Sanders also wants to raise the federal minimum wage to $15 an hour, break up the biggest Wall Street banks, pour $1 trillion into the country’s infrastructure, expand Social Security benefits and make college free at all public universities by raising taxes on Wall Street. All of those ideas are nearly uniformly opposed by Republicans and would face strident opposition in Congress.

Many of those plans would require tax increases on corporations, wealthy taxpayers and middle-class families — a difficult political sell for lawmakers of both parties.

Campaigning at a union hall in Las Vegas on Saturday, former president Bill Clinton called Sanders’s ideas politically unviable, giving the realities of divided government and ability of the Senate minority to block proposals that lack the support of 60 members.

“You can’t get 60 votes!” he exclaimed. “Why, when we’ve got all this gridlock, would we waste any time trying to do something we know we can’t do when there’s so much we can do to get the show on the road? Don’t go down a blind alley.”

Sanders does frequently acknowledge that it will take more than just winning the White House to accomplish his goals.

“No president can walk in there and make changes unless millions of people become engaged in the political process in a way that we have not seen for a very, very long time,” he told more than a thousand supporters gathered in a community college gymnasium in Portsmouth, New Hampshire on Sunday.

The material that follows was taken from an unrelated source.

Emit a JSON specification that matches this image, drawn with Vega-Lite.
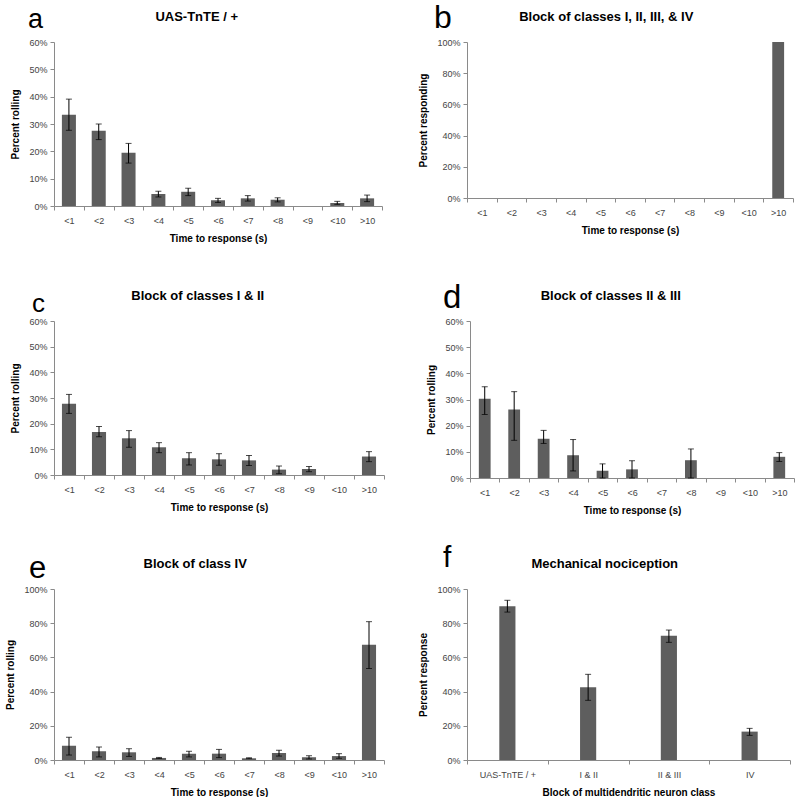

He casts his “revolution” in a long line of social movements that have reshaped American society, citing the progress made by civil rights activists, feminists and gay rights advocates. He argues that if voters line up behind him and fight for his plans, their collective power can overcome political intransigency, big campaign donors and special interests.

“Every day the media asks: ‘Your ideas are so ambitious, how are you going to get them done?’” he said. “We will get them done because people are going to demand that we get them done.”

Clinton has tried to counter that message with promises to tell voters exactly what she’d do and how she’d do it if elected. Since launching her campaign in April, she’s rolled out dozens of policy plans, tackling issues from autism to the Islamic State.

“I’m not making promises I can’t keep,” she said during Thursday’s Democratic debate. She added: “Let’s go down a path where we can actually tell people what we will do. A progressive is someone who makes progress.”

Clinton’s ideas are also sure to face opposition from congressional Republicans. And should the GOP nominee become the next president, their promises to roll back the work of President Barack Obama’s administration will face the same challenges from Democrats eager to protect his legacy.

But in a Democratic primary traditionally powered by the most liberal voters, pragmatism has been less appealing than big promises. Sanders’s aspiration message has struck a chord with progressive Democrats and younger voters, boosting him to a near-win in Iowa and a sizable lead in New Hampshire, which casts its primary ballots on Tuesday.

“I want to give him a shot,” said Nick Ayoub, 22, of Cambridge, Massachusetts. “You’re never going to know if you don’t try.”

Derek Scalia, 33, of Keene, New Hampshire, said he knows that campaign promises don’t always come true, but he likes Sanders’s vision.

“Bernie is the only one that’s talking about health care as a fundamental human right,” Scalia said. “Every industrialized country in the world offers universal health care.”